Automating Ground Control Point Detection in UAS Imagery Using Matrix Barcodes

Small unmanned aircraft systems (UAS) are increasingly used for remote sensing applications in precision agriculture due to their ability to collect high-resolution imagery. However, spatial calibration of UAS imagery is often a manual process that requires extensive planning and post-processing, presenting bottlenecks for automating image analysis workflows. This study seeks to address bottlenecks in the photogrammetry workflow that arise from manually tagging ground control points (GCPs) by automating the process. The main objectives included investigating (1) the application of data compression techniques for global navigation satellite system (GNSS) coordinates in generating matrix barcode representations and (2) the recovery of GNSS coordinates from matrix barcodes using a small UAS. GNSS coordinates were compressed using a base-36 encoding schema and encoded into QR code GCPs to reduce the number of alphanumeric characters required. Preliminary in-field testing demonstrated the reliability of recovering QR code GCPs from aerial imagery across various altitudes and exposure settings, with adjustments in exposure compensation mitigating altitude-related recoverability issues.
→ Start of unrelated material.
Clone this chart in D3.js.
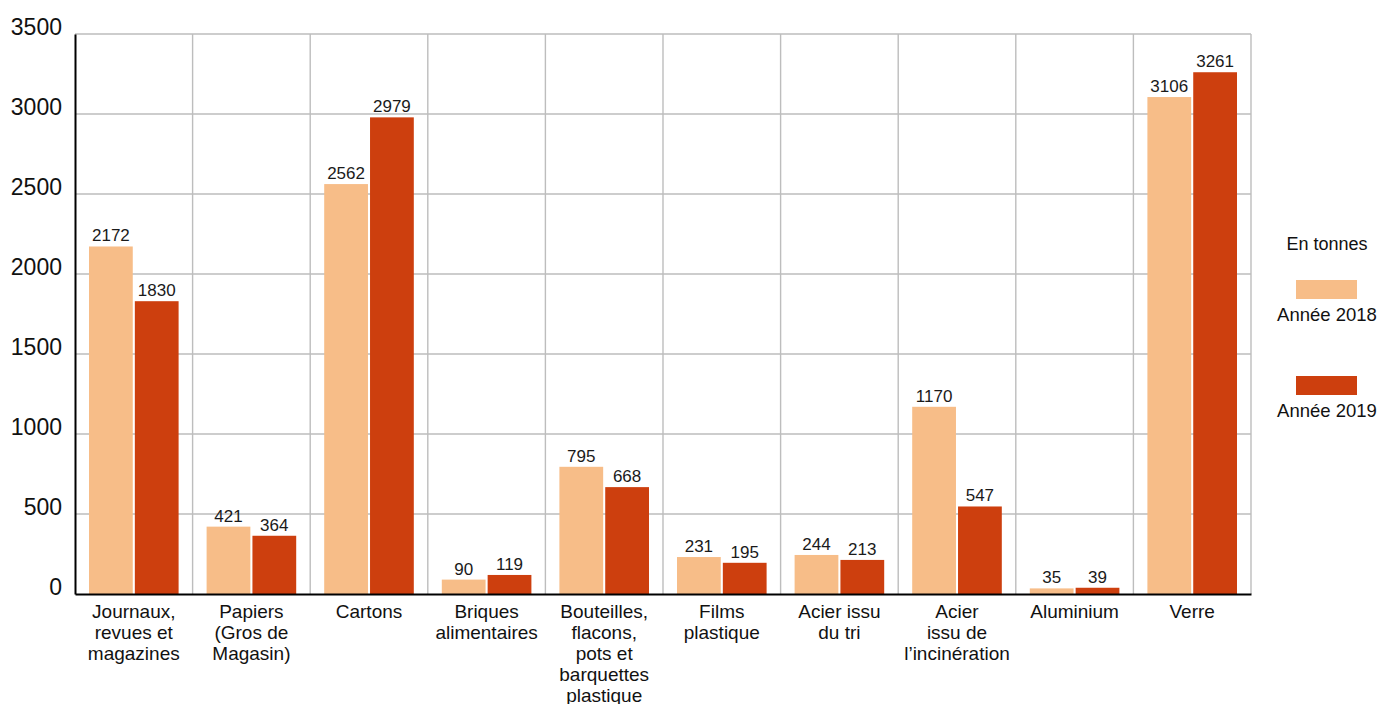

Moreover, results indicated that the processing of aerial imagery into orthomosaic images did not compromise QR code recoverability. Further in-field testing identified QR code GCP background color as a key factor influencing recoverability, with darker colors generally improving recoverability. Statistical analysis validated altitude and background color as significant predictors of QR code GCP recoverability. Future research avenues include incorporating environmental factors such as solar radiation to improve statistical model fit. Overall, QR code GCPs offer a potential approach for automating photogrammetry workflows, reducing both time and labor associated with manual tagging.